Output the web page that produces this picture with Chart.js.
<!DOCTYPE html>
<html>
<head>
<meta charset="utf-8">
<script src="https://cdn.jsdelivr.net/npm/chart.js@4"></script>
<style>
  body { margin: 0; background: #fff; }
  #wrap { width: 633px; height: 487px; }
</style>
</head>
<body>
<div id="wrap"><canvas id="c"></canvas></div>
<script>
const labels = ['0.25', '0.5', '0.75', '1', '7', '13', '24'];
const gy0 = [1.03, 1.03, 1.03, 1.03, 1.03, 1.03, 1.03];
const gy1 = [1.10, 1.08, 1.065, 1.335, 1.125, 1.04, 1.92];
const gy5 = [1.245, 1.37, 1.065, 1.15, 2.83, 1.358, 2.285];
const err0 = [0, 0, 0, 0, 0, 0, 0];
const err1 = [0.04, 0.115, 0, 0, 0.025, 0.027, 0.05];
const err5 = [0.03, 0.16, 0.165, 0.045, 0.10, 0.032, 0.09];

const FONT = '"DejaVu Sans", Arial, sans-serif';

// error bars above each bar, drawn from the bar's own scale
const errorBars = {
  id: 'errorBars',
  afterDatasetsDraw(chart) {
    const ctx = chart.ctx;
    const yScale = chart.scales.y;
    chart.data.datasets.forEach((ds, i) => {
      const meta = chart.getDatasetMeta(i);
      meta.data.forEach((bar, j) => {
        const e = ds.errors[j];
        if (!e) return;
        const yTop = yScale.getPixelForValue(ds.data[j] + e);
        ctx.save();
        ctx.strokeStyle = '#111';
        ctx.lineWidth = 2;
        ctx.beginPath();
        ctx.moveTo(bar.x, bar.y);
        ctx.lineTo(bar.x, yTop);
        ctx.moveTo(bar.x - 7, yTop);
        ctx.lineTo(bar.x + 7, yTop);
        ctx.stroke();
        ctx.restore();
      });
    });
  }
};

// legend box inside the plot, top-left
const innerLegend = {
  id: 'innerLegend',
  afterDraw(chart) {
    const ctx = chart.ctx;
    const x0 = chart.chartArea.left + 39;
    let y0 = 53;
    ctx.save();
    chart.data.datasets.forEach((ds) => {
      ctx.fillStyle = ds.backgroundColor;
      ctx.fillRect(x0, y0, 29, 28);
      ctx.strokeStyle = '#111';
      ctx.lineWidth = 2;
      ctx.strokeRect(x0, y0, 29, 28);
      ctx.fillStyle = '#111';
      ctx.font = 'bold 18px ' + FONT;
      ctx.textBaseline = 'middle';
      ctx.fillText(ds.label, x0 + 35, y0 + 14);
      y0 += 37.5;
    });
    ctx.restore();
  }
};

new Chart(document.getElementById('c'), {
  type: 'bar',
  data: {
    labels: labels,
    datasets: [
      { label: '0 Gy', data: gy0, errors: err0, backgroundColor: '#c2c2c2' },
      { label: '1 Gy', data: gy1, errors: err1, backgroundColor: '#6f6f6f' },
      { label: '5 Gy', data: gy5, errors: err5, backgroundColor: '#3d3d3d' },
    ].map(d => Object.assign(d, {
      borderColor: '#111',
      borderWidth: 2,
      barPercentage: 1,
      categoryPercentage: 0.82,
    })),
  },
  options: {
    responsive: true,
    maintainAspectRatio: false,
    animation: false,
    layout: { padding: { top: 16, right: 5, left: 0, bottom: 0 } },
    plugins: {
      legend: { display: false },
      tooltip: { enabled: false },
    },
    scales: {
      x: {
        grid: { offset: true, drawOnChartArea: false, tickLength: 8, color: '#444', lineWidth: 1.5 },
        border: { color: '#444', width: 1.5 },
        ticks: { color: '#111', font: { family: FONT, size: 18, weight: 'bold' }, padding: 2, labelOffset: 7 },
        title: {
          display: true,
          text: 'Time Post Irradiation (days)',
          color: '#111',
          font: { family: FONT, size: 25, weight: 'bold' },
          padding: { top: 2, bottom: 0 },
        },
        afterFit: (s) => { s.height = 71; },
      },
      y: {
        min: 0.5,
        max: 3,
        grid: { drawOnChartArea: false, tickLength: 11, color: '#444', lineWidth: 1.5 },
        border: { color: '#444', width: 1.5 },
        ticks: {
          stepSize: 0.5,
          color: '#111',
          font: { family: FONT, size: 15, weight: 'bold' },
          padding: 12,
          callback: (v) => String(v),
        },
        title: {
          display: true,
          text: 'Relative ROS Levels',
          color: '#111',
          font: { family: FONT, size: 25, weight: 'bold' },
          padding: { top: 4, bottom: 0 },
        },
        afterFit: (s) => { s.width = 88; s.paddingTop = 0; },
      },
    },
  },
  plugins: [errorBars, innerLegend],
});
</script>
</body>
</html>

*Work to complete*
Repeat the data above, word for word.

*Finished task*
Output the web page that produces this picture with Chart.js.
<!DOCTYPE html>
<html>
<head>
<meta charset="utf-8">
<script src="https://cdn.jsdelivr.net/npm/chart.js@4"></script>
<style>
  body { margin: 0; background: #fff; }
  #wrap { width: 633px; height: 487px; }
</style>
</head>
<body>
<div id="wrap"><canvas id="c"></canvas></div>
<script>
const labels = ['0.25', '0.5', '0.75', '1', '7', '13', '24'];
const gy0 = [1.03, 1.03, 1.03, 1.03, 1.03, 1.03, 1.03];
const gy1 = [1.10, 1.08, 1.065, 1.335, 1.125, 1.04, 1.92];
const gy5 = [1.245, 1.37, 1.065, 1.15, 2.83, 1.358, 2.285];
const err0 = [0, 0, 0, 0, 0, 0, 0];
const err1 = [0.04, 0.115, 0, 0, 0.025, 0.027, 0.05];
const err5 = [0.03, 0.16, 0.165, 0.045, 0.10, 0.032, 0.09];

const FONT = '"DejaVu Sans", Arial, sans-serif';

// error bars above each bar, drawn from the bar's own scale
const errorBars = {
  id: 'errorBars',
  afterDatasetsDraw(chart) {
    const ctx = chart.ctx;
    const yScale = chart.scales.y;
    chart.data.datasets.forEach((ds, i) => {
      const meta = chart.getDatasetMeta(i);
      meta.data.forEach((bar, j) => {
        const e = ds.errors[j];
        if (!e) return;
        const yTop = yScale.getPixelForValue(ds.data[j] + e);
        ctx.save();
        ctx.strokeStyle = '#111';
        ctx.lineWidth = 2;
        ctx.beginPath();
        ctx.moveTo(bar.x, bar.y);
        ctx.lineTo(bar.x, yTop);
        ctx.moveTo(bar.x - 7, yTop);
        ctx.lineTo(bar.x + 7, yTop);
        ctx.stroke();
        ctx.restore();
      });
    });
  }
};

// legend box inside the plot, top-left
const innerLegend = {
  id: 'innerLegend',
  afterDraw(chart) {
    const ctx = chart.ctx;
    const x0 = chart.chartArea.left + 39;
    let y0 = 53;
    ctx.save();
    chart.data.datasets.forEach((ds) => {
      ctx.fillStyle = ds.backgroundColor;
      ctx.fillRect(x0, y0, 29, 28);
      ctx.strokeStyle = '#111';
      ctx.lineWidth = 2;
      ctx.strokeRect(x0, y0, 29, 28);
      ctx.fillStyle = '#111';
      ctx.font = 'bold 18px ' + FONT;
      ctx.textBaseline = 'middle';
      ctx.fillText(ds.label, x0 + 35, y0 + 14);
      y0 += 37.5;
    });
    ctx.restore();
  }
};

new Chart(document.getElementById('c'), {
  type: 'bar',
  data: {
    labels: labels,
    datasets: [
      { label: '0 Gy', data: gy0, errors: err0, backgroundColor: '#c2c2c2' },
      { label: '1 Gy', data: gy1, errors: err1, backgroundColor: '#6f6f6f' },
      { label: '5 Gy', data: gy5, errors: err5, backgroundColor: '#3d3d3d' },
    ].map(d => Object.assign(d, {
      borderColor: '#111',
      borderWidth: 2,
      barPercentage: 1,
      categoryPercentage: 0.82,
    })),
  },
  options: {
    responsive: true,
    maintainAspectRatio: false,
    animation: false,
    layout: { padding: { top: 16, right: 5, left: 0, bottom: 0 } },
    plugins: {
      legend: { display: false },
      tooltip: { enabled: false },
    },
    scales: {
      x: {
        grid: { offset: true, drawOnChartArea: false, tickLength: 8, color: '#444', lineWidth: 1.5 },
        border: { color: '#444', width: 1.5 },
        ticks: { color: '#111', font: { family: FONT, size: 18, weight: 'bold' }, padding: 2, labelOffset: 7 },
        title: {
          display: true,
          text: 'Time Post Irradiation (days)',
          color: '#111',
          font: { family: FONT, size: 25, weight: 'bold' },
          padding: { top: 2, bottom: 0 },
        },
        afterFit: (s) => { s.height = 71; },
      },
      y: {
        min: 0.5,
        max: 3,
        grid: { drawOnChartArea: false, tickLength: 11, color: '#444', lineWidth: 1.5 },
        border: { color: '#444', width: 1.5 },
        ticks: {
          stepSize: 0.5,
          color: '#111',
          font: { family: FONT, size: 15, weight: 'bold' },
          padding: 12,
          callback: (v) => String(v),
        },
        title: {
          display: true,
          text: 'Relative ROS Levels',
          color: '#111',
          font: { family: FONT, size: 25, weight: 'bold' },
          padding: { top: 4, bottom: 0 },
        },
        afterFit: (s) => { s.width = 88; s.paddingTop = 0; },
      },
    },
  },
  plugins: [errorBars, innerLegend],
});
</script>
</body>
</html>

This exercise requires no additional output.